Northern Caribbean nations have been preparing for days for the onslaught of Hurricane Irma. Everyone knew the Category 5 storm was bound the wreak havoc on the islands in its path. But seeing a video of the moment Hurricane Irma hit St. Maarten is terrifying beyond imagination.
The video, shared widely on social media, shows the storm battering St. Maarten, a small island nation to the east of the U.S. Virgin Islands. It's hard to see much in the 55-second video, because the screen is obscured by what can only be described as a high-speed wall of water blowing across the frame. The caption for the video says "Irma sounds like a jet engine on the Caribbean island of Sint Maarten," and the description is accurate. The noise caused by the 185 mph winds is deafening.

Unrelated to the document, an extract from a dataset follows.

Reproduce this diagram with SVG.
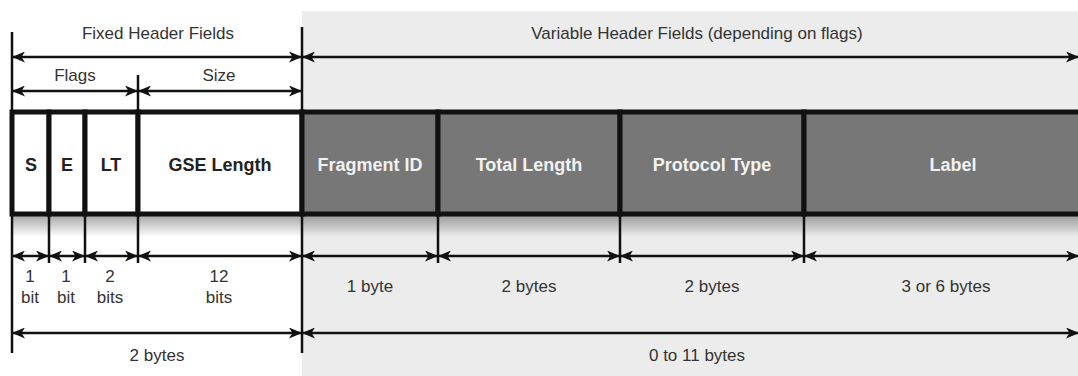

A car in the foreground appears to be ripped open, while other debris is pinned against a barbed wire fence, which is violently shaking back and forth in the blustering wind. It's hard to tell what is happening or where the camera is filming from in other scenes in the video, but the one thing that is extremely apparent is that this storm ripped through St. Maarten with catastrophic strength.
Some reports said that the video showed the destruction of the island's famed Princess Juliana International Airport. Sand was scattered across the runway, and rocks smashed into planes, the check-in lounge was flooded, and the walkways in the airport had been completely destroyed.

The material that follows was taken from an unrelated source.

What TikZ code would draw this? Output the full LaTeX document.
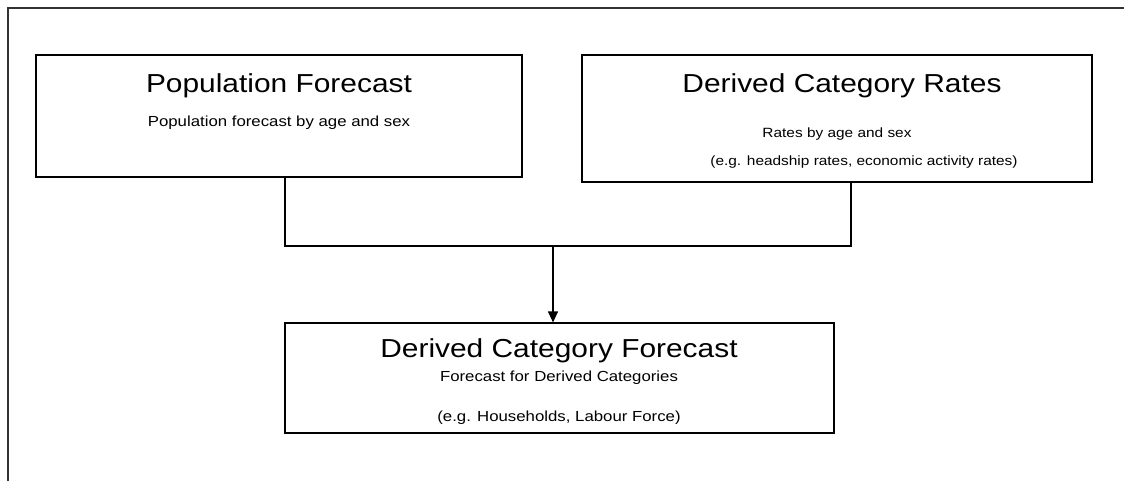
\documentclass[tikz,border=0pt]{standalone}
\usepackage{fontspec}
\setmainfont{Liberation Sans}
\newfontfamily\arialw[FakeStretch=1.15]{Liberation Sans}
\usetikzlibrary{arrows.meta}
\begin{document}
\begin{tikzpicture}[x=1pt,y=-1pt,
  box/.style={draw=black,line width=1.1pt,rectangle,inner sep=0pt},
  title/.style={anchor=base,inner sep=0pt,font=\arialw\fontsize{26}{30}\selectfont},
  subA/.style={anchor=base,inner sep=0pt,font=\arialw\fontsize{14.6}{17}\selectfont},
  subB/.style={anchor=base,inner sep=0pt,font=\arialw\fontsize{13.4}{16}\selectfont},
  conn/.style={draw=black,line width=1.2pt}]
\useasboundingbox (0,0) rectangle (1124,481);
% outer frame (partial)
\coordinate (fl) at (8,481);
\coordinate (ft) at (8,8);
\coordinate (fr) at (1124,8);
\draw[line width=1.2pt,black!80] (fl) -- (ft) -- (fr);
% boxes
\node[box,minimum width=486pt,minimum height=122pt] (p) at (279,116) {};
\node[box,minimum width=510pt,minimum height=127pt] (r) at (837,118.5) {};
\node[box,minimum width=549pt,minimum height=110pt] (d) at (559.5,378) {};
% texts
\node[title] (pt) at (279,93) {Population Forecast};
\node[subA] (ps) at (279,127) {Population forecast by age and sex};
\node[title] (rt) at (842,93) {Derived Category Rates};
\node[subB] (rs1) at (837,138) {Rates by age and sex};
\node[subB] (rs2) at (864,166) {(e.g. headship rates, economic activity rates)};
\node[title] (dt) at (559,357) {Derived Category Forecast};
\node[subA] (ds1) at (559,381) {Forecast for Derived Categories};
\node[subA] (ds2) at (559,421) {(e.g. Households, Labour Force)};
% connectors
\coordinate (jl) at (285,246);
\coordinate (jr) at (851,246);
\coordinate (jm) at (553,246);
\draw[conn] (p.south -| jl) -- (jl) -- (jr) -- (r.south -| jr);
\draw[conn,-{Triangle[length=11pt,width=10pt]}] (jm) -- (d.north -| jm);
\end{tikzpicture}
\end{document}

The island is split into two territories, with the northern part of the island, called Saint Martin, controlled by the French government, and the southern section, named Sint Maarten, by the Dutch government. The islands has about 75,000 residents, and while French officials said on Wednesday that it was too early to determine the true scope of the storm's impact on the island, the damage is sure to be formidable.
“We will have victims to lament, and the material damage on the two islands is considerable,” said French president Emmanuel Macron on Wednesday of St. Martin and St. Barthélemy.
Irma's path continues to track west toward Puerto Rico, the U.S. and British Virgin Islands, the Dominican Republic and Haiti. It's clear from the footage coming of of the islands that bore the brunt of the storm's initial impact that Irma is a serious storm, and people in its path should be ready for the worst.